Wanted to put an electric tongue jack, the Jack Quick 3500, on our 2007 21rs but after installing it, I couldn't get the propane cover tank cover back on. Tried every angle I could! Am I missing something, or do I need a lower profile jack? I've seen pictures of older 21rs' with electric jacks, so I know it can be done. Any thoughts?


----------



## Oregon_Camper (Sep 13, 2004)

Some have had luck with turning the jack 90 degrees. So rather than have the buttons face the back of the truck, they would face curbside of the trailer.


----------



## Mijdirtyjeep (Jul 30, 2016)

Same thing happened when I tried to put an electric jack on my 210trs. I just moved the propane tank holder back torwords the batteries. There was only 4 selftapping screws holding it in place.


----------



## [email protected] (Jul 4, 2016)

Thanks for the suggestions. I'll give both a look to see if they could work for us.


----------



## deepvee16 (Jan 27, 2014)

Sounds very familiar. Original factory configuration on our trailer prevented us from opening the truck tailgate. Turning it 90* did the trick.

Then, we had to replace the original Lippert electric jack because it failed causing the trailer come crashing down. (that's another story) The replacement "Brute" jack made using the hard shell LP cover impossible to use. My simple fix is to now use the soft type cover that has a zipper to access the valve. We would prefer the hard type, but oh well...


----------



## thefulminator (Aug 8, 2007)

That is interesting. I had a 2008 21RS with a Barker 3500 power tongue jack and didn't have any issues with the factory tank cover. The only problem I ever had with that jack was that it would occasionally blow a fuse. I am currently using a Husky brute 4500 on my 250RS. It has been a great jack so far and I don't think it would have any more clearance problems than the Barker.


----------



## [email protected] (Jul 4, 2016)

Looking at the new Outbacks and I think I see my problem. I have the large propane tanks, which have yet to be emptied, and I think if I go with a small tank in the front as the back up tank, the cover should clear. Duh!


----------



## thefulminator (Aug 8, 2007)

Mine were 30 lb tanks.

Sent from my HTC One M8.


----------



## Mijdirtyjeep (Jul 30, 2016)

[email protected] said:


> Looking at the new Outbacks and I think I see my problem. I have the large propane tanks, which have yet to be emptied, and I think if I go with a small tank in the front as the back up tank, the cover should clear. Duh!
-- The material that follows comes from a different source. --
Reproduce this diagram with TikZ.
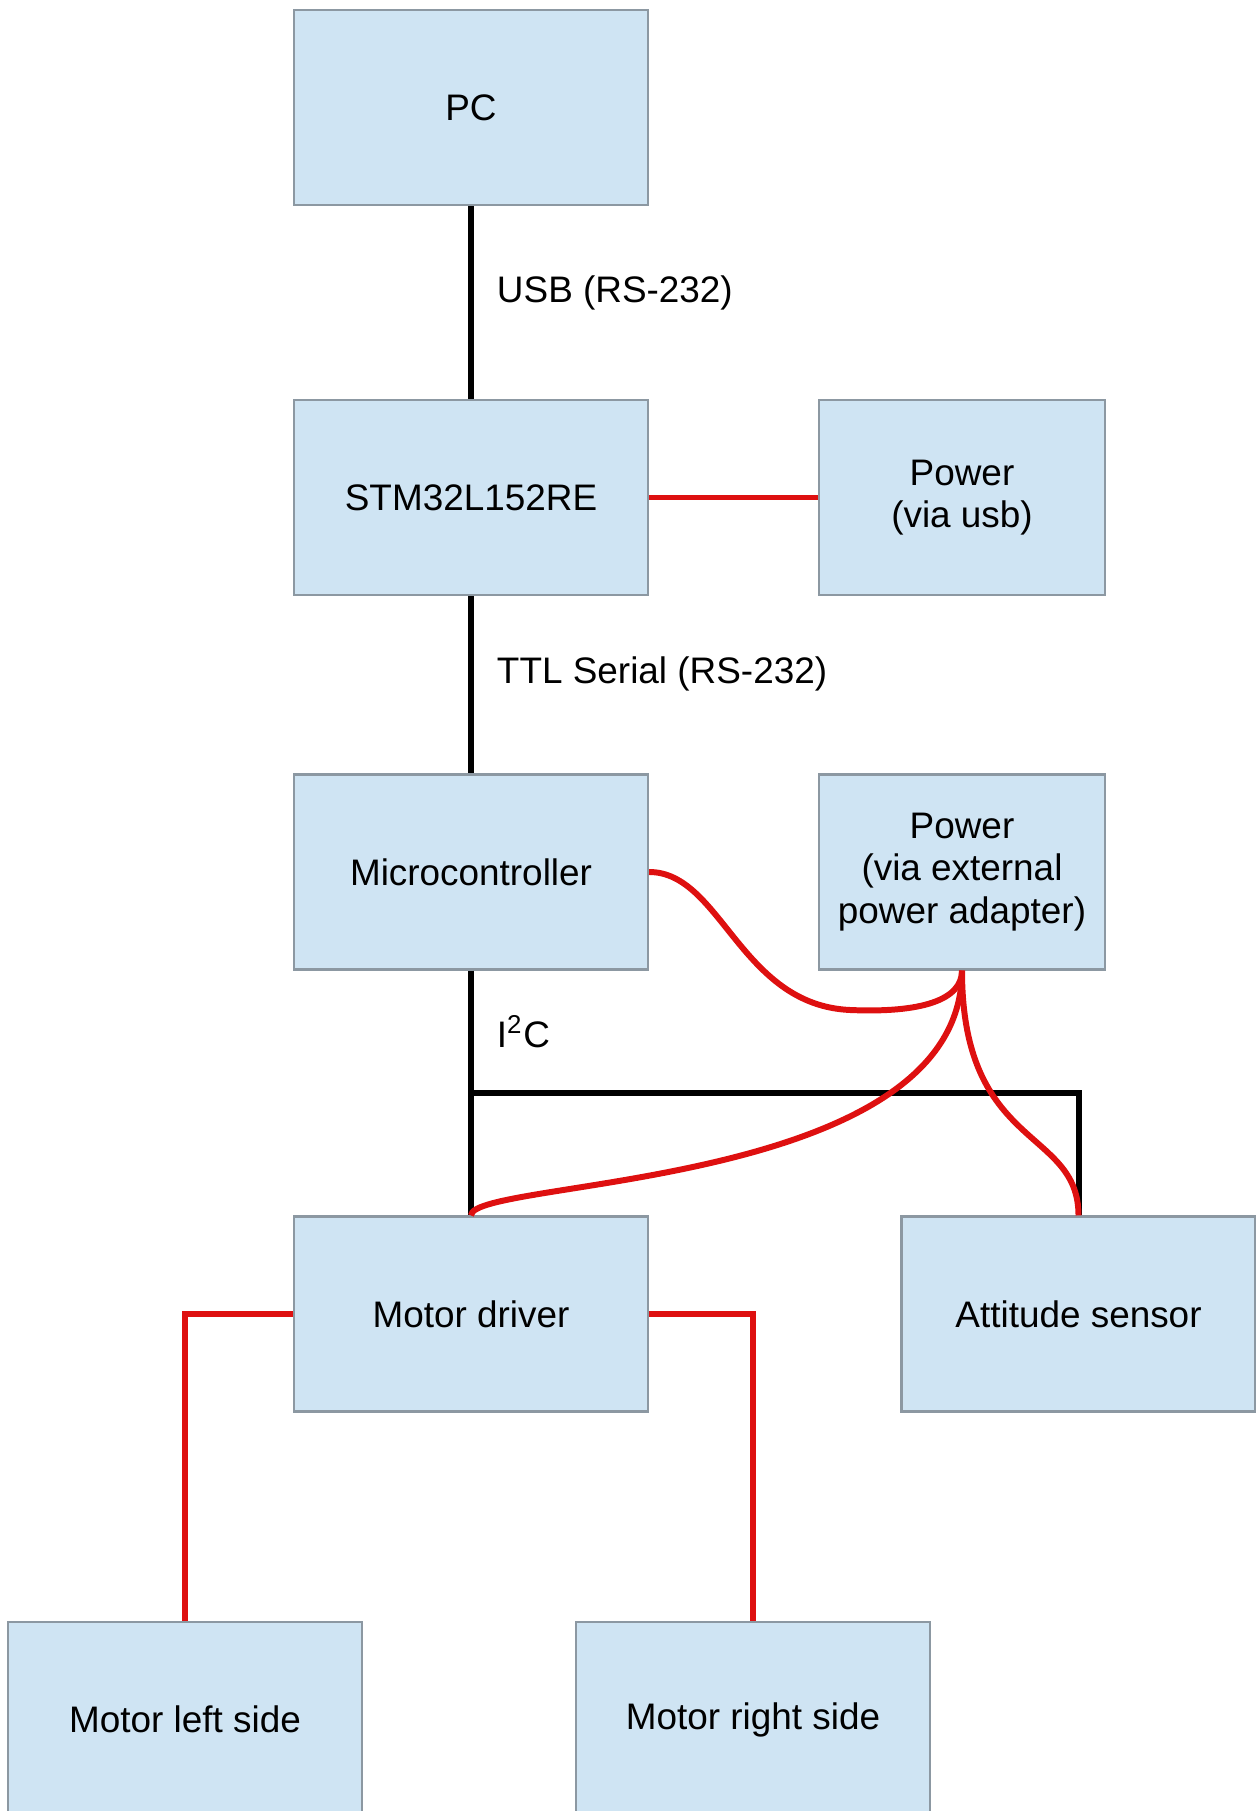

20lb tanks and 30lb tank are the same diameter, difference is the height.

Really once you remove your cover you will see the propane tank base only has 3 or 4 self-tapping screws holding it down. The holder itself has a bunch of different holes to fit different trailer frames and configurations. Just unscrew the self-tapping 10mm (If I remember correctly) screws and push it back towards the battery to the next notch and reuse the same hole that were there from the factory.

Problem solved and you don't have to downgrade to smaller tanks or pay for anything. It really is a free mod!


----------



## DFG (Jul 18, 2011)

I had a similar issue with our 301BQ and Barker 3500 tongue jack; I could not open the tail gate completely. I put up with this for several years then I realized I could easily rotate the head 90 degrees by loosening a couple of bolts/screws; tail gate now opens 100% when connected to the trailer. Depending how the jack is wired you may want to disconnect from the battery to realign . The tank cover has always been a tight fit with the electric tongue jack.


----------